Ex-tunnel workers to settle lung disease lawsuits in Japan

The Japanese government agreed to a negotiated settlement with hundreds of former tunnel workers who contracted lung disease while working on state-ordered projects, news reports said Monday.

Health Ministry and other officials signed documents with the plaintiffs' representatives agreeing to the settlement which would see the former workers withdraw their claim for compensation, Kyodo News agency reported.

In return, the government would ensure strict health and safety measures for tunnel workers, the report said.

The first formal settlement is expected to come Wednesday at a Tokyo court session, with similar actions to follow in the 10 other courts where the suits have been filed, it said.

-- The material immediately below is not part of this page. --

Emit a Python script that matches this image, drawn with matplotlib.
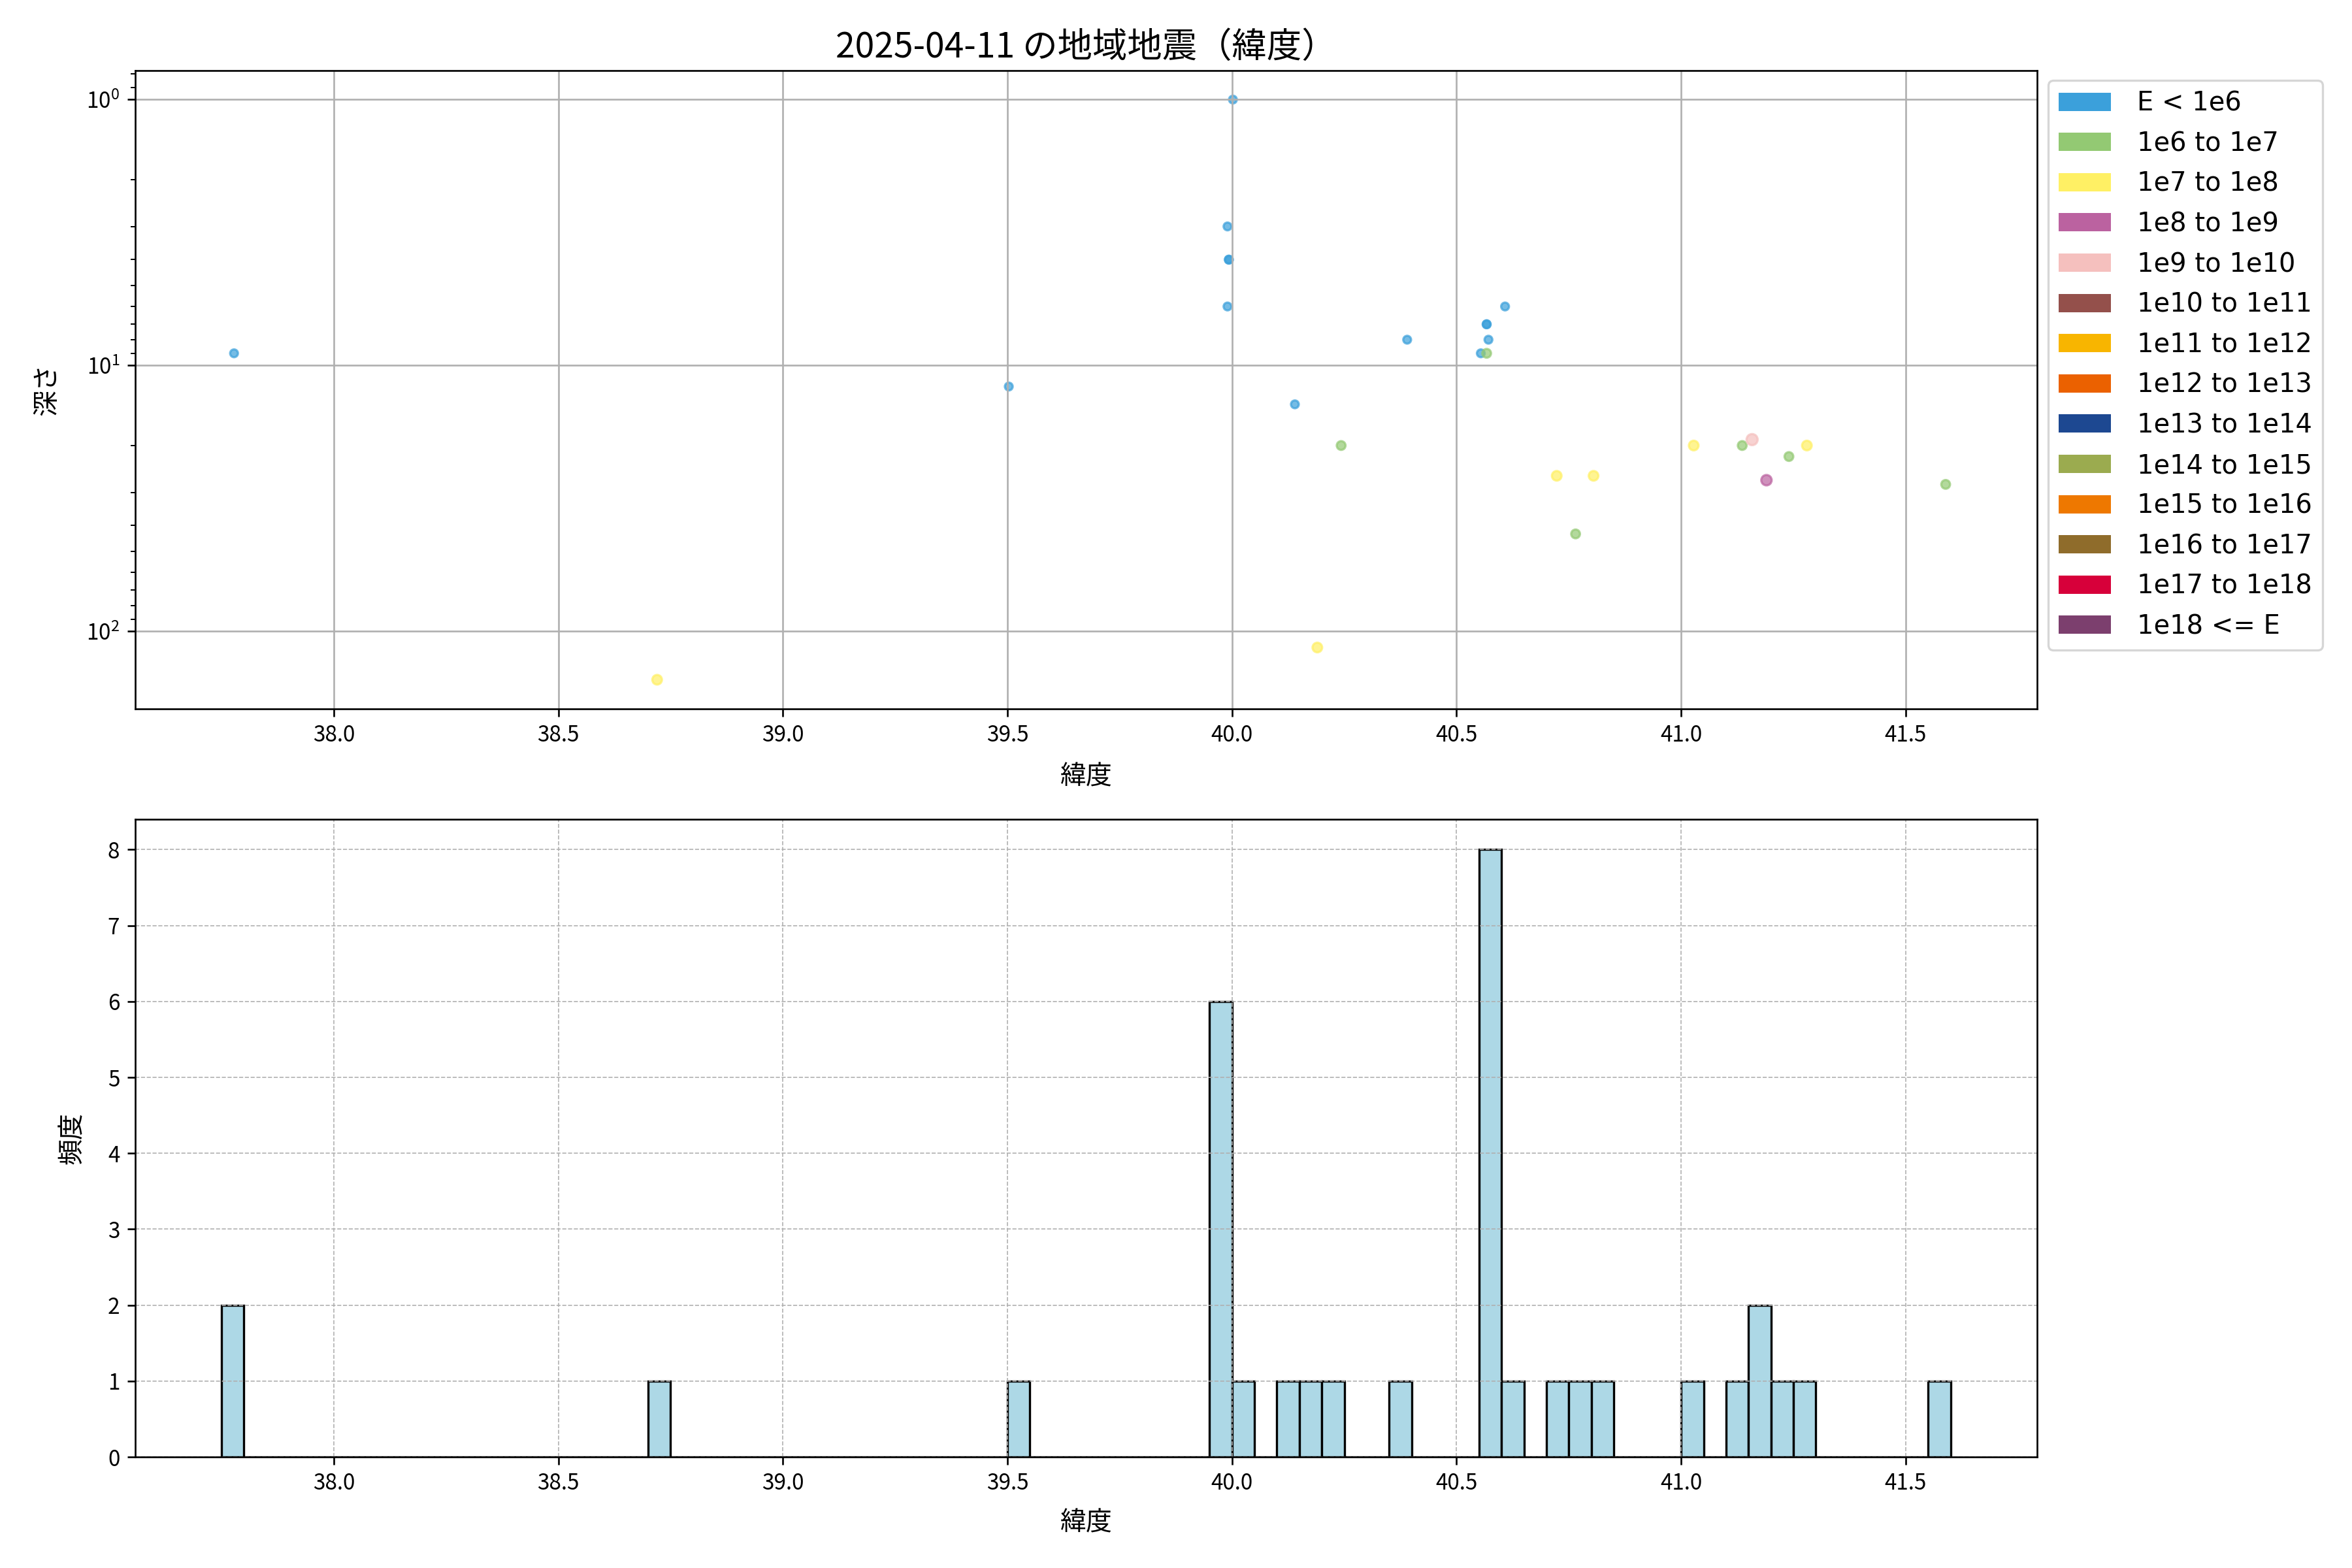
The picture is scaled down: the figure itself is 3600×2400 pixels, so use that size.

Health Ministry officials were not immediately available for comment.

Some 970 plaintiffs have been involved in 11 similar suits related to tunnel construction projects from the late 1940s through the 1990s that have been filed around the country, Kyodo said. Four of the suits have already been decided in favor of the plaintiffs, although the government has appealed the rulings.

The plaintiffs suffered from pneumoconiosis, a class of respiratory illnesses including black lung disease and silicosis that are caused by inhaling mineral dust, often in mines.

Under the expected settlement, the government would tighten measures to reduce the risk of workers contracting the disease, including making it mandatory to assess the density of dust at tunnel construction sites and shortening working hours, Kyodo reported.

In return, the plaintiffs would give up the right to claim damages totaling 3.2 billion yen (US$25.9 million; EUR19.45 million), for their suffering, Kyodo said.

Prime Minister Shinzo Abe expressed his condolences to several plaintiffs at his official residence Monday morning.

"We will pursue strong preventive measures so that the plaintiffs' efforts will have not been in vain. I have renewed my resolve to ultimately make Japan a country that will not allow this problem to occur," Abe said.